一般他都不多言语,默默地忍受我的胡作非为。

有一天,他又在忙他的一摊子。我对着立在一旁的台式风扇喊叫,那发出来的颤音让我感到新奇又兴奋。很快,我把自己想象着成狮子,一边喊叫出颤音,一边对着风扇张牙舞爪。

正当我其乐无穷时,父亲一声怒吼:“小心你的爪子!”

从他的角度看来,我正在向快速旋转的风扇贡献我的手指!那一声吼叫,令我印象深刻。

3

有一年,二姑家买了彩色电视机。于是,她就将她的黑白电视机送给我们家。那个时候,看电视是农村生活里最有吸引力的娱乐。

为了接收到电视信号,父亲用一根很长的木头安装了天线,并将木头立在黄泥屋后面的山上。这样我们就可以收看到几个频道的节目。虽然雪花比较多,我们却乐在其中。我还记得当时看《新月格格》,《新白娘子传奇》,《大力水手》,《西游记》。

然而,立在后山的电视天线,经常丢失信号,或者信号不好,也许是被风吹得变换位置。于是,父亲一次又一次地爬上山头调整天线的方位。
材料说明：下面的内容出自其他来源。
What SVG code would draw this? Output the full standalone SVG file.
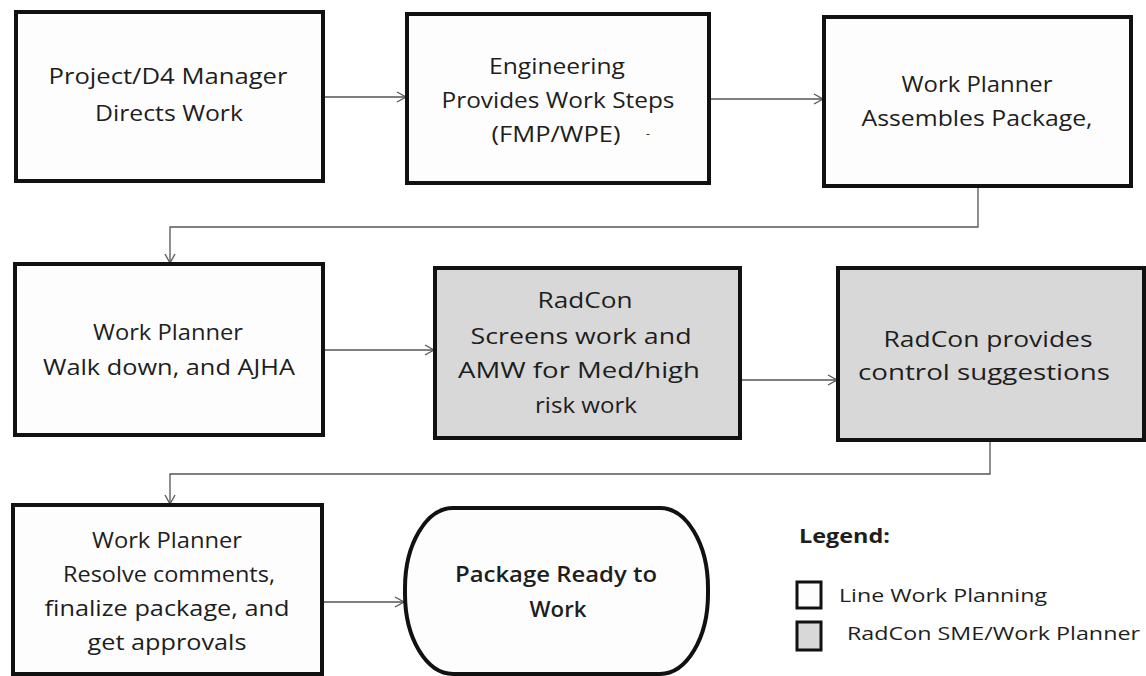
<svg xmlns="http://www.w3.org/2000/svg" width="1146" height="676" viewBox="0 0 1146 676">
<style>
.box{stroke:#111;stroke-width:4;fill:#fdfdfd}
.gray{fill:#d8d8d8}
.t{font-family:"Open Sans","Liberation Sans",sans-serif;font-size:22px;fill:#1e1e1e;text-anchor:middle}
.b{font-weight:bold}
.c{fill:none;stroke:#555;stroke-width:1.3}
</style>
<defs>
<marker id="ar" markerWidth="12" markerHeight="12" refX="10" refY="6" orient="auto" markerUnits="userSpaceOnUse">
<path d="M1,1 L10,6 L1,11" fill="none" stroke="#555" stroke-width="1.3"/>
</marker>
</defs>
<rect width="1146" height="676" fill="#ffffff"/>
<g id="connectors">
<path class="c" d="M323,97 H406" marker-end="url(#ar)"/>
<path class="c" d="M709,99 H823" marker-end="url(#ar)"/>
<path class="c" d="M978,186 V227 H170 V263" marker-end="url(#ar)"/>
<path class="c" d="M323,350 H434" marker-end="url(#ar)"/>
<path class="c" d="M740,380 H837" marker-end="url(#ar)"/>
<path class="c" d="M990,440 V474 H170 V504" marker-end="url(#ar)"/>
<path class="c" d="M322,602 H404" marker-end="url(#ar)"/>
</g>
<g id="n1">
<rect class="box" x="16" y="12" width="307" height="169"/>
<text class="t" x="168" y="84" textLength="239" lengthAdjust="spacingAndGlyphs">Project/D4 Manager</text>
<text class="t" x="169" y="121" textLength="148" lengthAdjust="spacingAndGlyphs">Directs Work</text>
</g>
<g id="n2">
<rect class="box" x="407" y="14" width="302" height="169"/>
<text class="t" x="557" y="74" textLength="136" lengthAdjust="spacingAndGlyphs">Engineering</text>
<text class="t" x="558" y="108" textLength="233" lengthAdjust="spacingAndGlyphs">Provides Work Steps</text>
<text class="t" x="556" y="142" textLength="129" lengthAdjust="spacingAndGlyphs">(FMP/WPE)</text>
<text class="t" x="648" y="138" style="font-size:12px">-</text>
</g>
<g id="n3">
<rect class="box" x="824" y="17" width="307" height="169"/>
<text class="t" x="977" y="92" textLength="151" lengthAdjust="spacingAndGlyphs">Work Planner</text>
<text class="t" x="977" y="126" textLength="231" lengthAdjust="spacingAndGlyphs">Assembles Package,</text>
</g>
<g id="n4">
<rect class="box" x="15" y="264" width="308" height="171"/>
<text class="t" x="168" y="340" textLength="150" lengthAdjust="spacingAndGlyphs">Work Planner</text>
<text class="t" x="169" y="375" textLength="252" lengthAdjust="spacingAndGlyphs">Walk down,  and AJHA</text>
</g>
<g id="n5">
<rect class="box gray" x="435" y="268" width="305" height="170"/>
<text class="t" x="585" y="308" textLength="95" lengthAdjust="spacingAndGlyphs">RadCon</text>
<text class="t" x="581" y="344" textLength="221" lengthAdjust="spacingAndGlyphs">Screens work and</text>
<text class="t" x="579" y="378" textLength="242" lengthAdjust="spacingAndGlyphs">AMW for Med/high</text>
<text class="t" x="586" y="413" textLength="102" lengthAdjust="spacingAndGlyphs">risk work</text>
</g>
<g id="n6">
<rect class="box gray" x="838" y="268" width="306" height="172"/>
<text class="t" x="988" y="347" textLength="209" lengthAdjust="spacingAndGlyphs">RadCon provides</text>
<text class="t" x="984" y="380" textLength="252" lengthAdjust="spacingAndGlyphs">control suggestions</text>
</g>
<g id="n7">
<rect class="box" x="13" y="505" width="309" height="169"/>
<text class="t" x="167" y="548" textLength="150" lengthAdjust="spacingAndGlyphs">Work Planner</text>
<text class="t" x="169" y="582" textLength="212" lengthAdjust="spacingAndGlyphs">Resolve comments,</text>
<text class="t" x="167" y="616" textLength="245" lengthAdjust="spacingAndGlyphs">finalize package, and</text>
<text class="t" x="167" y="650" textLength="159" lengthAdjust="spacingAndGlyphs">get approvals</text>
</g>
<g id="n8">
<rect class="box" x="405" y="508" width="303" height="166" rx="48" ry="80"/>
<text class="t" x="556" y="582" style="font-weight:600" textLength="202" lengthAdjust="spacingAndGlyphs">Package Ready to</text>
<text class="t" x="558" y="617" style="font-weight:600" textLength="57" lengthAdjust="spacingAndGlyphs">Work</text>
</g>
<g id="legend">
<text class="t b" x="799" y="543" style="text-anchor:start;font-size:20px" textLength="91" lengthAdjust="spacingAndGlyphs">Legend:</text>
<rect x="797" y="582" width="24" height="26" fill="#fdfdfd" stroke="#111" stroke-width="3"/>
<rect x="797" y="622" width="24" height="28" fill="#d8d8d8" stroke="#111" stroke-width="3"/>
<text class="t" x="839" y="602" style="text-anchor:start;font-size:19px" textLength="208" lengthAdjust="spacingAndGlyphs">Line Work Planning</text>
<text class="t" x="847" y="640" style="text-anchor:start;font-size:19px" textLength="293" lengthAdjust="spacingAndGlyphs">RadCon SME/Work Planner</text>
</g>
</svg>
一边调整一边对着山下喊:“有信号了么?”,“清楚么?”,“有声么?”,“有画面么?”

山下的我,在黄泥屋里跑进跑出,看一眼电视的情况,就赶紧出屋外喊话:“没信号!”,“都是雪花!”,“有声没画面!”,“有画面没声!”

当时看黑白电视也是不省心的。

4

九十年代初开始,村里的人陆陆续续出门打工了,“出广州”,“出深圳”成为一种潮流。邻居叔伯都出门打工了,将孩子们留在家里给老人带。

每逢过年,出门打工的人都衣锦还乡,带回来各种新奇的玩具,食品,衣服,还说着各种打工的经历故事。

我看见邻居妹妹得到了一个很大的熊猫毛绒玩具,漂亮的芭比娃娃,甚至还有我梦想中的粉红色的百褶裙。她们暑假可以去深圳过假期,回来后就会说粤语白话,唱白话歌谣。

我当时肯定非常羡慕她们,如今我还记得她们唱的歌谣:

凼凼转 菊花园 炒米饼 糯呀糯米团

五月初五系龙舟节呀 阿妈佢叫我去睇龙船

我唔去睇 我要睇鸡仔 鸡仔大 我拎佢去卖 卖得几多钱 卖咗几多只呀

我有只风车仔 佢转得好好睇

睇佢凼凼转呀 菊花园睇佢凼凼转呀 凼凼转又转

看着别人的幸福生活,我也想要一只毛绒玩具,我也想要漂亮的芭比娃娃,我也想要粉红色的百褶裙。我也想要去深圳过暑假,学会白话唱歌谣。

我感到父亲真是没本事没出息,我终于在吃晚饭时抱怨我的不满:“人人都出门打工赚钱,你为什么就不敢去?”

父亲被我质问得猝不及防,他吞下一口饭,又瞪起他的两只眼:“你懂什么?父母在,不远游!”

想到祖母的年老体弱,当时的我,顿时没了气势。